Does Yoga improve athletic performance?
It might, but we don’t know exactly how. Jules Mitchell was researching how yoga affects athletics performance for her upcoming book and discovered a gap in the literature. There’s plenty of research about the SAID principle and adaptation, but not enough about yoga’s impact on sports performance. In this episode we talk about the only two studies that cover this topic as well as their many limitations. Hopefully there will be more studies about this in the future so we can have more clarity.
- The first study is from the international journal of yoga. From the title you would think that it’s looking at how it improves athletic performance, but it’s not. It’s looking at balance and flexibility.
- Just because they acquired more range of motion doesn’t mean they can utilize it in their sport
- If you skim this paper you might walk away thinking that the results tell you that yoga makes them better athletes.
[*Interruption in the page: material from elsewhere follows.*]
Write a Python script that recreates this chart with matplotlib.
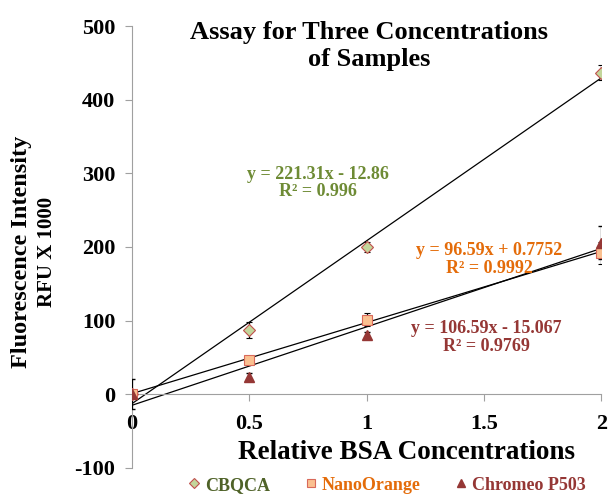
import numpy as np
import matplotlib
matplotlib.use("Agg")
from matplotlib import pyplot as plt
from matplotlib.lines import Line2D

plt.rcParams['font.family'] = ['Liberation Serif', 'DejaVu Serif']
plt.rcParams['font.weight'] = 'bold'
plt.rcParams['axes.unicode_minus'] = False

conc = [0, 0.5, 1, 2]
cbqca = [0, 87, 200, 437]
cbqca_err = [2, 11, 7, 10]
nano = [0, 47, 101, 192]
nano_err = [2, 4, 9, 15]
chromeo = [0, 24, 81, 206]
chromeo_err = [20, 5, 4, 22]

# trendline coefficients (slope, intercept) as printed on the chart
fit_cbqca = (221.31, -12.86)
fit_nano = (96.59, 0.7752)
fit_chromeo = (106.59, -15.067)

green = '#6E8B35'
orange = '#E46C0A'
darkred = '#953735'

fig = plt.figure(figsize=(6.08, 4.94), dpi=100)
ax = fig.add_axes([0.217, 0.053, 0.772, 0.894])

xs = np.array([0, 2])
for m, b in [fit_cbqca, fit_nano, fit_chromeo]:
    ax.plot(xs, m * xs + b, color='black', lw=0.9, zorder=2)

ax.errorbar(conc, cbqca, yerr=cbqca_err, fmt='D', ms=6, mfc='#C3D69B', mec='#C0504D',
            mew=0.8, ecolor='black', elinewidth=0.9, capsize=2.5, zorder=3)
ax.errorbar(conc, nano, yerr=nano_err, fmt='s', ms=7, mfc='#FAC090', mec='#D9695A',
            mew=0.8, ecolor='black', elinewidth=0.9, capsize=2.5, zorder=3)
ax.errorbar(conc, chromeo, yerr=chromeo_err, fmt='^', ms=7, mfc=darkred, mec=darkred,
            ecolor='black', elinewidth=0.9, capsize=2.5, zorder=3)

ax.set_xlim(0, 2.0)
ax.set_ylim(-100, 500)
ax.set_xticks([0, 0.5, 1, 1.5, 2])
ax.set_xticklabels(['0', '0.5', '1', '1.5', '2'])
ax.set_yticks(range(-100, 501, 100))
for s in ['top', 'right']:
    ax.spines[s].set_visible(False)
ax.spines['bottom'].set_position(('data', 0))
ax.spines['bottom'].set_color('#A0A0A0')
ax.spines['left'].set_color('#A0A0A0')
ax.tick_params(axis='both', colors='#A0A0A0', labelcolor='black', labelsize=16, length=5)
ax.tick_params(axis='x', pad=9)
ax.tick_params(axis='y', pad=7)
for lab in ax.get_xticklabels() + ax.get_yticklabels():
    lab.set_fontweight('bold')

ax.text(1.01, 473, 'Assay for Three Concentrations\nof Samples', ha='center', va='center',
        fontsize=19, fontweight='bold', linespacing=1.25)
ax.text(0.793, 287, 'y = 221.31x - 12.86\nR² = 0.996', ha='center', va='center',
        color=green, fontsize=13, fontweight='bold', linespacing=1.05)
ax.text(1.522, 183, 'y = 96.59x + 0.7752\nR² = 0.9992', ha='center', va='center',
        color=orange, fontsize=13, fontweight='bold', linespacing=1.05)
ax.text(1.509, 77, 'y = 106.59x - 15.067\nR² = 0.9769', ha='center', va='center',
        color=darkred, fontsize=13, fontweight='bold', linespacing=1.05)

fig.text(0.669, 0.083, 'Relative BSA Concentrations', ha='center', va='center',
         fontsize=19.5, fontweight='bold')
fig.text(0.036, 0.49, 'Fluorescence Intensity', rotation=90, ha='center', va='center',
         fontsize=17.5, fontweight='bold')
fig.text(0.077, 0.49, 'RFU X 1000', rotation=90, ha='center', va='center',
         fontsize=15, fontweight='bold')

handles = [
    Line2D([], [], ls='none', marker='D', ms=5, mfc='#C3D69B', mec='#C0504D', mew=0.8),
    Line2D([], [], ls='none', marker='s', ms=6, mfc='#FAC090', mec='#D9695A', mew=0.8),
    Line2D([], [], ls='none', marker='^', ms=6, mfc=darkred, mec=darkred),
]
names = ['CBQCA', 'NanoOrange', 'Chromeo P503']
leg = fig.legend(handles, names, loc='center', bbox_to_anchor=(0.638, 0.018), ncol=3,
                 frameon=False, fontsize=13, handlelength=0.5, handletextpad=0.35,
                 columnspacing=2.0, borderpad=0)
for txt, c in zip(leg.get_texts(), ['#4F6228', orange, darkred]):
    txt.set_color(c)
    txt.set_fontweight('bold')

fig.savefig('out.png', dpi=100)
In actuality this study tells us that if you practice yoga you get better at yoga.
- The results from the second study in the Journal of Sports Medicine are limited because there was no control group. There was nothing to compare it to. Was it the yoga that gave them more functional range or was it because they introduced novel movements?
- Another challenge in this study is that many of the conclusions were subjective and were not actually measured or recorded. For instance, “coaches felt that the athletes were better at disassociating their torso from their pelvis and thus increase the efficiency of their stride.” Neither efficiency nor stride were measured.
- These 2 studies are not enough to provide a conclusion about the effects of yoga on athletic performance.